To analyze these dynamics, we adopt a feedback systems viewpoint. Specifically, we model learning rules as dynamical systems that take payoff signals as inputs and output strategy updates, with the game itself providing the feedback loop. This abstraction allows tools from feedback control to be applied to the stability, convergence, and robustness in learning dynamics.
Value and Equilibrium: Some comments
Sylvain Sorin
We compare the two basic concepts of (minmax) value and equilibrium points in terms of:
definitions, properties and interpretation,
tools used in the proofs,
main developments and recent advances.
We will in particular question the approach asserting:
Equilibrium as extension of the value to non-zero sum games,
Value as a special case of equilibrium for zero-sum games.
Learning in Games and Markets
Eva Tardos
Over the last two decades we have developed good understanding how to quantify the impact of strategic user behavior on outcomes in many games (including traffic routing and online auctions) and showed that the resulting bounds extend to repeated games assuming players use a form of learning (no-regret learning) to adapt to the environment.

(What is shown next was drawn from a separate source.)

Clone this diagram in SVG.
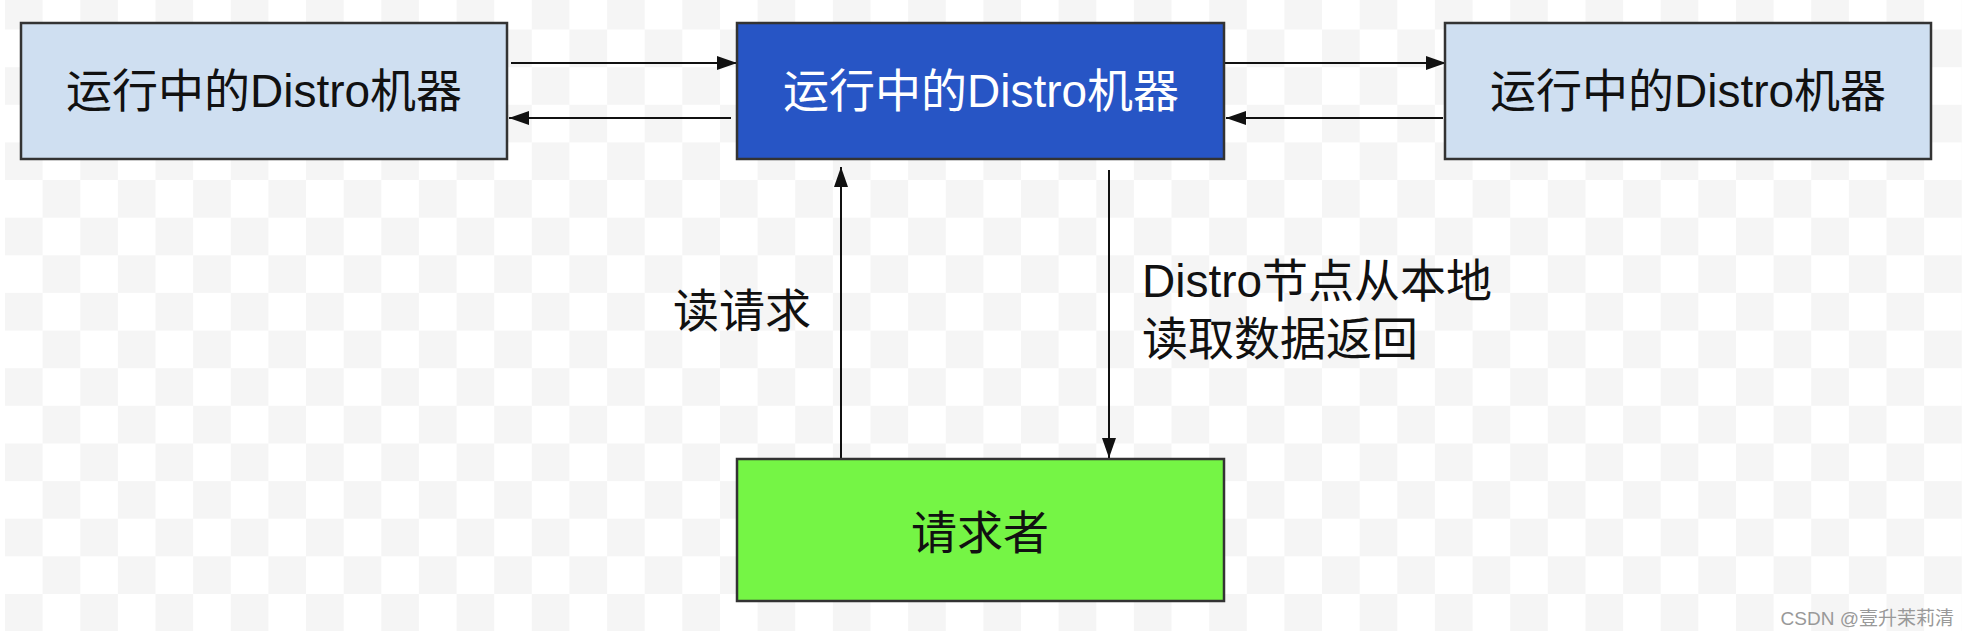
<svg xmlns="http://www.w3.org/2000/svg" width="1968" height="638" viewBox="0 0 1968 638">
  <style>
    .t { font-family: "Liberation Sans", "Noto Sans CJK SC", sans-serif; font-size: 46px; }
    .box { stroke: #333333; stroke-width: 2.5; }
    .edge { stroke: #111111; stroke-width: 2; fill: none; marker-end: url(#arrow); }
  </style>
  <defs>
    <pattern id="checker" x="5" y="-8.1" width="75.26" height="75.26" patternUnits="userSpaceOnUse">
      <rect x="0" y="0" width="75.26" height="75.26" fill="#ffffff"/>
      <rect x="0" y="0" width="37.63" height="37.63" fill="#f5f5f5"/>
      <rect x="37.63" y="37.63" width="37.63" height="37.63" fill="#f5f5f5"/>
    </pattern>
    <marker id="arrow" markerUnits="userSpaceOnUse" markerWidth="20" markerHeight="14" refX="20" refY="7" orient="auto">
      <path d="M0,0 L20,7 L0,14 z" fill="#111111"/>
    </marker>
  </defs>

  <rect x="0" y="0" width="1968" height="638" fill="#ffffff"/>
  <rect x="5" y="0" width="1957" height="631" fill="url(#checker)"/>

  <g id="connectors">
    <line class="edge" x1="511" y1="63" x2="737" y2="63"/>
    <line class="edge" x1="731" y1="118" x2="509" y2="118"/>
    <line class="edge" x1="1224" y1="63" x2="1446" y2="63"/>
    <line class="edge" x1="1443" y1="118" x2="1226" y2="118"/>
    <line class="edge" x1="841" y1="459" x2="841" y2="167"/>
    <line class="edge" x1="1109" y1="170" x2="1109" y2="458"/>
  </g>

  <g id="node-left">
    <rect class="box" x="21" y="23" width="486" height="136" fill="#cfdff1"/>
    <text class="t" x="264" y="91" text-anchor="middle" dominant-baseline="central" fill="#111111">运行中的Distro机器</text>
  </g>

  <g id="node-center">
    <rect class="box" x="737" y="23" width="487" height="136" fill="#2755c5"/>
    <text class="t" x="981" y="91" text-anchor="middle" dominant-baseline="central" fill="#ffffff">运行中的Distro机器</text>
  </g>

  <g id="node-right">
    <rect class="box" x="1445" y="23" width="486" height="136" fill="#cfdff1"/>
    <text class="t" x="1688" y="91" text-anchor="middle" dominant-baseline="central" fill="#111111">运行中的Distro机器</text>
  </g>

  <g id="node-requester">
    <rect class="box" x="737" y="459" width="487" height="142" fill="#75f545"/>
    <text class="t" x="980" y="533" text-anchor="middle" dominant-baseline="central" fill="#111111">请求者</text>
  </g>

  <g id="labels">
    <text class="t" x="742" y="311" text-anchor="middle" dominant-baseline="central" fill="#111111">读请求</text>
    <text class="t" x="1142" y="281" dominant-baseline="central" fill="#111111">Distro节点从本地</text>
    <text class="t" x="1142" y="339" dominant-baseline="central" fill="#111111">读取数据返回</text>
  </g>

  <text x="1954" y="625" text-anchor="end" style="font-family: 'Liberation Sans', 'Noto Sans CJK SC', sans-serif; font-size: 19px;" fill="#999999">CSDN @壹升茉莉清</text>
</svg>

In this talk, we will review this line of work, and will focus on repeated interactions that have carry-over effects between rounds: when outcomes in one round effect the game in the future, as in repeated auctions with budgets, as well as queuing systems. We will consider this phenomenon in the context of a game modeling queuing systems: routers compete for servers, where packets that do not get served need to be resent, resulting in a system where the number of packets at each round depends on the success of the routers in the previous rounds. We study the resulting highly dependent random process and show bounds on the excess server capacity needed to guarantee that all packets get served in two different the queuing systems (with or without buffers) despite the selfish (myopic) behavior of the participants.
Detection Stable Equilibria
Jörgen Weibull (joint with Eric van Damme)

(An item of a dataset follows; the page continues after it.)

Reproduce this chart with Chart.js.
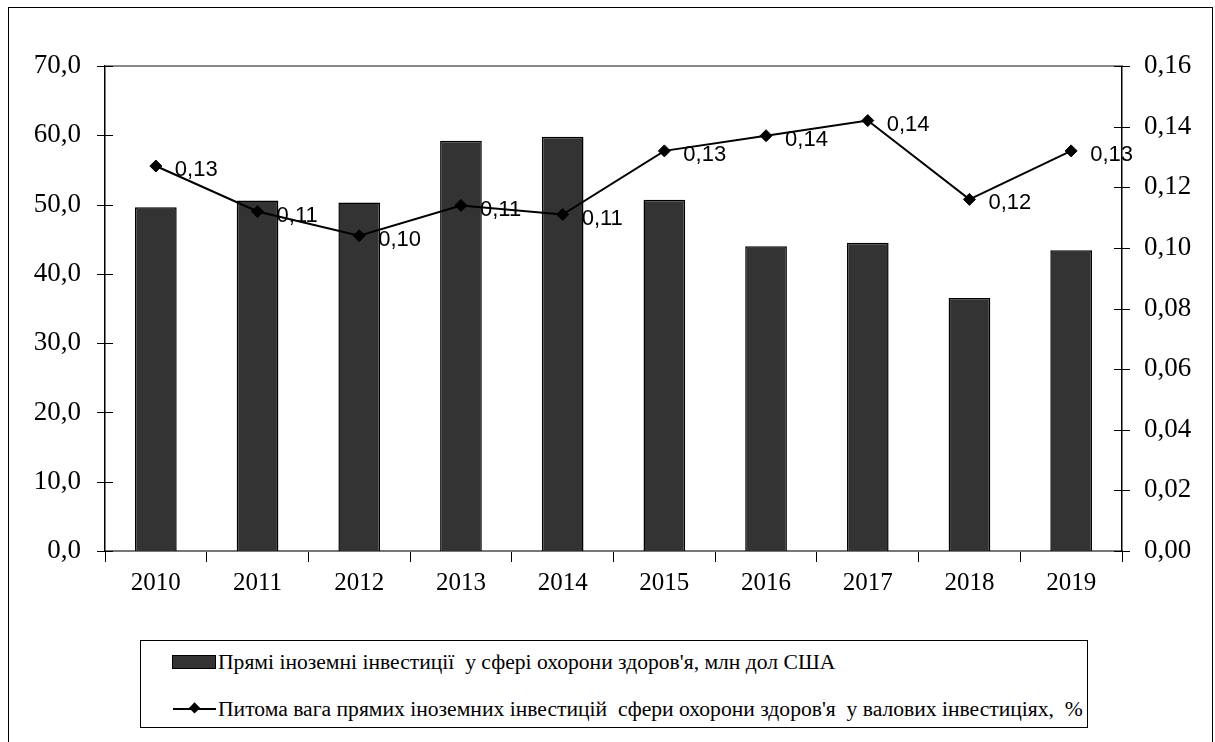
<!DOCTYPE html>
<html>
<head>
<meta charset="utf-8">
<script src="https://cdn.jsdelivr.net/npm/chart.js@4.4.0/dist/chart.umd.min.js"></script>
<style>
  body { margin: 0; background: #fff; }
  #frame { position: absolute; left: 8px; top: 7px; width: 1203px; height: 760px; border: 1px solid #000; border-bottom: none; }
  #chart { position: absolute; left: 0; top: 0; }
  #legend { position: absolute; left: 140px; top: 640px; width: 946px; height: 86px; border: 1px solid #000;
    font-family: "Liberation Serif", "Times New Roman", serif; font-size: 21.6px; color: #000; }
  .row { position: absolute; left: 31px; height: 22px; display: flex; align-items: center; white-space: pre; }
  .swatch { width: 42px; height: 12px; background: #333; border: 1px solid #000; margin-right: 2px; }
</style>
</head>
<body>
<div id="frame"></div>
<canvas id="chart" width="1215" height="620"></canvas>
<div id="legend">
  <div class="row" style="top:10px"><div class="swatch"></div><span id="lab1"></span></div>
  <div class="row" style="top:57px"><svg width="45" height="16" style="margin-right:1px"><line x1="1" y1="8" x2="44" y2="8" stroke="#000" stroke-width="2"/><rect x="17.5" y="2.5" width="8" height="8" fill="#000" transform="rotate(45 21.5 8)"/></svg><span id="lab2"></span></div>
</div>
<script>
const years = ["2010", "2011", "2012", "2013", "2014", "2015", "2016", "2017", "2018", "2019"];
const investments = [49.6, 50.6, 50.3, 59.2, 59.8, 50.7, 44.0, 44.5, 36.5, 43.4];
const shares = [0.127, 0.112, 0.104, 0.114, 0.111, 0.132, 0.137, 0.142, 0.116, 0.132];
const seriesNames = [
  "Прямі іноземні інвестиції  у сфері охорони здоров'я, млн дол США",
  "Питома вага прямих іноземних інвестицій  сфери охорони здоров'я  у валових інвестиціях,  %"
];

document.getElementById("lab1").textContent = seriesNames[0];
document.getElementById("lab2").textContent = seriesNames[1];

const comma = (v, d) => v.toFixed(d).replace(".", ",");

// cross ticks on both value axes, grey top border
const axisDecor = {
  id: "axisDecor",
  afterDraw(chart) {
    const ctx = chart.ctx;
    const area = chart.chartArea;
    ctx.save();
    ctx.strokeStyle = "#888";
    ctx.lineWidth = 2;
    ctx.beginPath();
    ctx.moveTo(area.left, area.top);
    ctx.lineTo(area.right, area.top);
    ctx.stroke();
    ctx.strokeStyle = "#000";
    ctx.lineWidth = 1;
    ["y", "y1"].forEach((id) => {
      const s = chart.scales[id];
      const x = id === "y" ? area.left : area.right;
      s.ticks.forEach((t) => {
        const py = Math.round(s.getPixelForValue(t.value)) + 0.5;
        ctx.beginPath();
        ctx.moveTo(x - 8, py);
        ctx.lineTo(x + 8, py);
        ctx.stroke();
      });
    });
    ctx.restore();
  },
};

// value labels beside the line points
const pointLabels = {
  id: "pointLabels",
  afterDatasetsDraw(chart) {
    const ctx = chart.ctx;
    const meta = chart.getDatasetMeta(1);
    ctx.save();
    ctx.font = '22px "Liberation Sans"';
    ctx.fillStyle = "#000";
    ctx.textAlign = "left";
    ctx.textBaseline = "middle";
    meta.data.forEach((pt, i) => {
      ctx.fillText(comma(shares[i], 2), pt.x + 19, pt.y + 4);
    });
    ctx.restore();
  },
};

const ctx = document.getElementById("chart").getContext("2d");
const chart = new Chart(ctx, {
  type: "bar",
  data: {
    labels: years,
    datasets: [
      {
        label: seriesNames[0],
        data: investments,
        backgroundColor: "#333333",
        borderColor: "#000",
        borderWidth: 1.5,
        barPercentage: 0.41,
        categoryPercentage: 1,
        yAxisID: "y",
        order: 1,
      },
      {
        type: "line",
        label: seriesNames[1],
        data: shares,
        borderColor: "#000",
        backgroundColor: "#000",
        borderWidth: 2,
        pointStyle: "rectRot",
        pointRadius: 6,
        pointBorderWidth: 1,
        fill: false,
        tension: 0,
        yAxisID: "y1",
        order: 0,
      },
    ],
  },
  options: {
    responsive: false,
    animation: false,
    layout: { padding: { top: 66, left: 0, right: 0, bottom: 0 } },
    scales: {
      x: {
        grid: { display: true, drawOnChartArea: false, color: "#000", tickLength: 11, offset: true },
        border: { color: "#777", width: 2 },
        ticks: { color: "#000", font: { family: "Liberation Serif", size: 25 }, padding: 6 },
        afterFit: (s) => { s.height = 69; },
      },
      y: {
        position: "left",
        min: 0,
        max: 70,
        ticks: {
          stepSize: 10,
          color: "#000",
          padding: 16,
          font: { family: "Liberation Serif", size: 27 },
          callback: (v) => comma(v, 1),
        },
        grid: { display: false },
        border: { color: "#000", width: 1.5 },
        afterFit: (s) => { s.width = 105; },
      },
      y1: {
        position: "right",
        min: 0,
        max: 0.16,
        ticks: {
          stepSize: 0.02,
          color: "#000",
          padding: 14,
          font: { family: "Liberation Serif", size: 27 },
          callback: (v) => comma(v, 2),
        },
        grid: { display: false },
        border: { color: "#000", width: 1.5 },
        afterFit: (s) => { s.width = 93; },
      },
    },
    plugins: {
      legend: { display: false },
      tooltip: { enabled: false },
    },
  },
  plugins: [axisDecor, pointLabels],
});
</script>
</body>
</html>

If a player expects others to adhere to a certain Nash equilibrium, what is then the player’s incentive to use his or her equilibrium strategy rather than some other best reply if such exists? The question is particularly pertinent for equilibria in mixed strategies. We here analyze this question for finite two-player games and formulate an incentive criterion, “detection stability”, for players to stick to their equilibrium strategies. Strict equilibria, as well as equilibria in strictly competitive games are detection stable, and so are some equilibria in other games, but there are games with no detection stable equilibrium (DSE). We characterize DSE as subgame perfect equilibria of a "spying game" and show that the criterion is logically independent of other refinements.
Extreme Equilibria: The Benefits of Correlation
Leeat Yariv (joint with Kirill Rudov and Fedor Sandomirskiy)

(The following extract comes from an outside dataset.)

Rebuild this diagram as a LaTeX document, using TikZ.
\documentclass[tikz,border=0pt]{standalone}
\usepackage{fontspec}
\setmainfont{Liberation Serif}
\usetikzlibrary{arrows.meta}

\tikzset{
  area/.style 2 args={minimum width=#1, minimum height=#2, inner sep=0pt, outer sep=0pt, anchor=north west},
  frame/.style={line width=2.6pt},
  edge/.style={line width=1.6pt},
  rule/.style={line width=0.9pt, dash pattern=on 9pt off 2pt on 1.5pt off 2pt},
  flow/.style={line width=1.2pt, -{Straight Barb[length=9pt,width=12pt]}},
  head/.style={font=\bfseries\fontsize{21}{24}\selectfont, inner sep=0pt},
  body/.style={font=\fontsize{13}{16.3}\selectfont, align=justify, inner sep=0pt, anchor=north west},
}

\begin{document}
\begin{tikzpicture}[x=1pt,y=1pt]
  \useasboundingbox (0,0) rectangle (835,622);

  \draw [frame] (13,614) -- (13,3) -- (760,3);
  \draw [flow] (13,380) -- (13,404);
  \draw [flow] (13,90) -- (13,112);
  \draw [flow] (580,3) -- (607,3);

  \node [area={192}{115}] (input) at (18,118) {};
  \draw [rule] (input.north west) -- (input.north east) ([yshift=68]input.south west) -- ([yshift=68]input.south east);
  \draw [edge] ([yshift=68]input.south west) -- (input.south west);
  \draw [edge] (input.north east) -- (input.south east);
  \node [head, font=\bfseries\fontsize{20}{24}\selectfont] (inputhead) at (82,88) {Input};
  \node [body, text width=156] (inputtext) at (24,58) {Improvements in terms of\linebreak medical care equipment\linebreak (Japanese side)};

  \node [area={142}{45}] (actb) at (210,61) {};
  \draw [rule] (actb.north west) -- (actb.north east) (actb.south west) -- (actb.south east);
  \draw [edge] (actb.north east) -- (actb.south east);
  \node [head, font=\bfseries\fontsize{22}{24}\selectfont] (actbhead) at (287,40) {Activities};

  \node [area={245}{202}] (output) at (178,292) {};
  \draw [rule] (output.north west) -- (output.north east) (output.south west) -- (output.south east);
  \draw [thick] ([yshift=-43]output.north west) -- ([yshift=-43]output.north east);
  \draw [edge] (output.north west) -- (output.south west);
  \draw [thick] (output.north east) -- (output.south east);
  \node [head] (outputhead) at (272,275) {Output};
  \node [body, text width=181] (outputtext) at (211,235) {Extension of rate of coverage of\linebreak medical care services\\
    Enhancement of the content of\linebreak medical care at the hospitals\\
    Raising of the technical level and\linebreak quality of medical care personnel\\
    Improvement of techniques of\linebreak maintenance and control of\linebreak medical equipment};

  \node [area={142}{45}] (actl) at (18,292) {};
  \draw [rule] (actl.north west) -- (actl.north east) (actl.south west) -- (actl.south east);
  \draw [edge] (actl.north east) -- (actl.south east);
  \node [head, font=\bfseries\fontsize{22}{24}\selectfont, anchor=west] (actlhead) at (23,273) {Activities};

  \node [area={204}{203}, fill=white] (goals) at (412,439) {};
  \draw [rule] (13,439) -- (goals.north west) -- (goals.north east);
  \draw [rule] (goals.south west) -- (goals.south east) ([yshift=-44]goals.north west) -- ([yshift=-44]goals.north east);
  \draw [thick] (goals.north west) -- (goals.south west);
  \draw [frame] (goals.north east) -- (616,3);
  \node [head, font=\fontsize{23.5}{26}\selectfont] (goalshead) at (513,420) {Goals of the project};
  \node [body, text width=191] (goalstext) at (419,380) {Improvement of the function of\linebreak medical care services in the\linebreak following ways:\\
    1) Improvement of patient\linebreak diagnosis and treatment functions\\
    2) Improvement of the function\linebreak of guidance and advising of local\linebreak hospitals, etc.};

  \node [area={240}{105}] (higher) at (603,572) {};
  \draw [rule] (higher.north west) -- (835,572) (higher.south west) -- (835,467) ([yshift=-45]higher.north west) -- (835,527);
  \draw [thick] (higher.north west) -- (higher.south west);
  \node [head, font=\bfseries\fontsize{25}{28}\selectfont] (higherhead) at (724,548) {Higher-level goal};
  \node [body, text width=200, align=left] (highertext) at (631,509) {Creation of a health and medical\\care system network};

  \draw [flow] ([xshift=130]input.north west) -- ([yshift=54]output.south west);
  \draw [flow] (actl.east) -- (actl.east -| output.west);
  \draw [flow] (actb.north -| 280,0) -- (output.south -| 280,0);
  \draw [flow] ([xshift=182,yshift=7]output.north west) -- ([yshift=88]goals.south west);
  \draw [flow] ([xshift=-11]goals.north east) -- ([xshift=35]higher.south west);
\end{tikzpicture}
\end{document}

We study whether a given Nash equilibrium can be improved within the set of correlated equilibria for arbitrary objectives. Our main contribution is a sharp characterization: in a generic game, a Nash equilibrium is an extreme point of the set of correlated equilibria if and only if at most two agents randomize. Consequently, any sufficiently mixed Nash equilibrium involving at least three randomizing agents can always be improved by correlating actions or switching to a less random equilibrium, regardless of the underlying objective. We show that even if one focuses on objectives that depend on payoffs, excess randomness in equilibrium implies improvability. We extend our analysis to symmetric games and coarse correlated equilibria, revealing a fundamental tension between the randomness in Nash equilibria and their optimality.